Shoes off. Feet up. Kicking it back in the tight and cosy backstage of Belgrave Music Hall, I am welcomed by the warm and gentle aura of Elder Island. The band have been sparking huge interest on the gig circuits recently for their unique blend of electronics, synthesizers and the occasional electric cello. Having kicked off their tour with high-energy shows in Dublin, Manchester and Birmingham, they arrive in Leeds, looking to maintain the hectic crowds. Before the show is due to set alight, however, the band sit down to reflect on their journey so far and what lies ahead for them.
The first talking point is the band’s long-awaited debut album, The Omnitone Collection, which is due to be released in February 2019. Whilst they have been used to writing music and cramming ideas together in between tours, the album has been their first opportunity to sit down, jam and write a full set of new material without the distraction of the next gig. Having previously taken a DIY approach by self-producing their two EPs, guitarist Dave explains their fresh approach towards the recording of the album by working with a producer: “We recorded a lot at home and work on a lot ourselves, then we worked with Ali Chant at Playpen Studios, which is literally just around the corner from my house, which made it easier.” As the singles ‘Don’t Lose’ and ‘You & I’ demonstrate, the result is a much cleaner, fuller and more focussed sound, which builds evermore strongly on their previous releases.
Yet a certain sense of the DIY ethic has been maintained through the album’s artwork. The concept is built out of an assortment of technological devices which the band have created themselves, the idea being that each device is related to each track on the album. As frontwoman Katy reveals a sneak peak of the artwork, she explains that it was all shot in bassist Luke’s garden – taking a look, it’s hard to believe that something so simple could produce such amazing quality.
The conversation turns, however, towards the band’s diverse sound; it is the amalgamation of a wide range of influences, interspersed with an eagerness to experiment. Whilst Dave and Luke were playing in indie bands throughout their teens, there was already a clear urge to push the sounds of their instruments into new directions through the use of electronics. “We were most interested in how you could manipulate that sound the most”, Luke recalls, drawing on the main question which the pair had in those early days: “how do you make it not sound like the instrument you were playing?” With numerous tools at their disposal, such as effects and loop pedals, Luke and Dave have always been aiming to push the sonic possibilities of their music. Yet as time went on, and with greater influence coming from electronic artists such as Aphex Twin, Hiorthøy and Daft Punk, this eye for electronic experimentation soon branched off into more expansive equipment like MPC drum machines and synthesizers.
It was not until they met Katy at university that the three-piece started to form, albeit in a different shape to what they are now.

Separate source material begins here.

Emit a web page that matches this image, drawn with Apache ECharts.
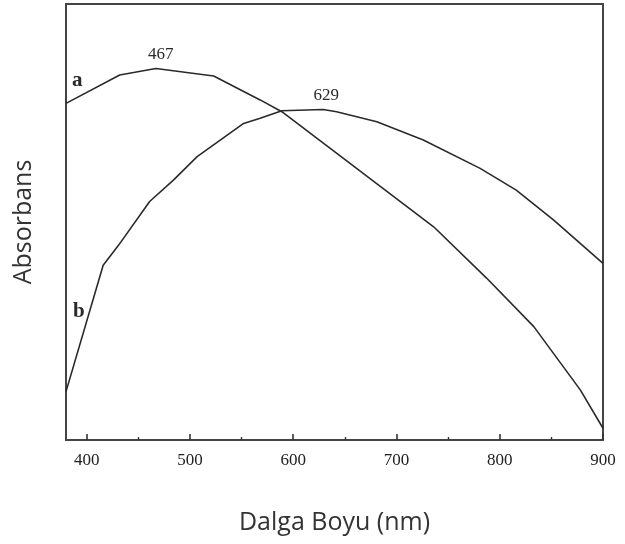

In these formative years, partly stemming from Katy’s learning of the cello, the band had a much greater footing in folk, whilst the electronic side developed gradually. “I suppose it was combining those two things,” Katy says, “you had the folky background and then you had this kind of love for dance music and we combined the two. That is kind of what we do now.” Whilst the sound of these two genres may appear historically to be polar opposites, Elder Island manage to find a natural space along this spectrum that works wonders.
Having such a varied palate does pose its own peculiarities, however, as Dave picks up on the bizarre moments which unfold during the recording process: “We might play something very casual, like Katy might be doing a cello loop and then we build some drums into it. But then half an hour later, all of a sudden it is the dirtiest techno sound.” Through the hysterical imitations of what these sounds entail, there is a sense of a band that find great pleasure in bridging the gaps between the dark and the delicate.
On the other hand, the live setting benefits significantly from this blending of styles. With a number of party anthems within the band’s catalogue, such as ‘Bonfires’ and ‘Bamboo’, a constant sense of balance, between cello or ambient synth breaks and invigorating points of release in dance grooves, is a matter of maintaining attention spans. Here, Katy highlights the power which they possess in being able to build and manipulate layers as they please: “It’s not like a backing track. It’s not like we always have to work to a metronome, which is nice because you can come in and out of it.” As is quite rare within more electronic forms of music, there are moments in which Elder Island get to play around with the regular beat grids, which provide a chance for their crowds to reenergise, before being pulled back into euphoric climaxes.
As the interview draws to an end, I ask what the plans for 2019 are besides the album release. “Touring”, Katy responds, with a slight twang in her voice, suggesting the arduous task of preparation which looms ahead. As a band that is not afraid to work hard and push themselves, it is exciting to see where their constant efforts will take them next.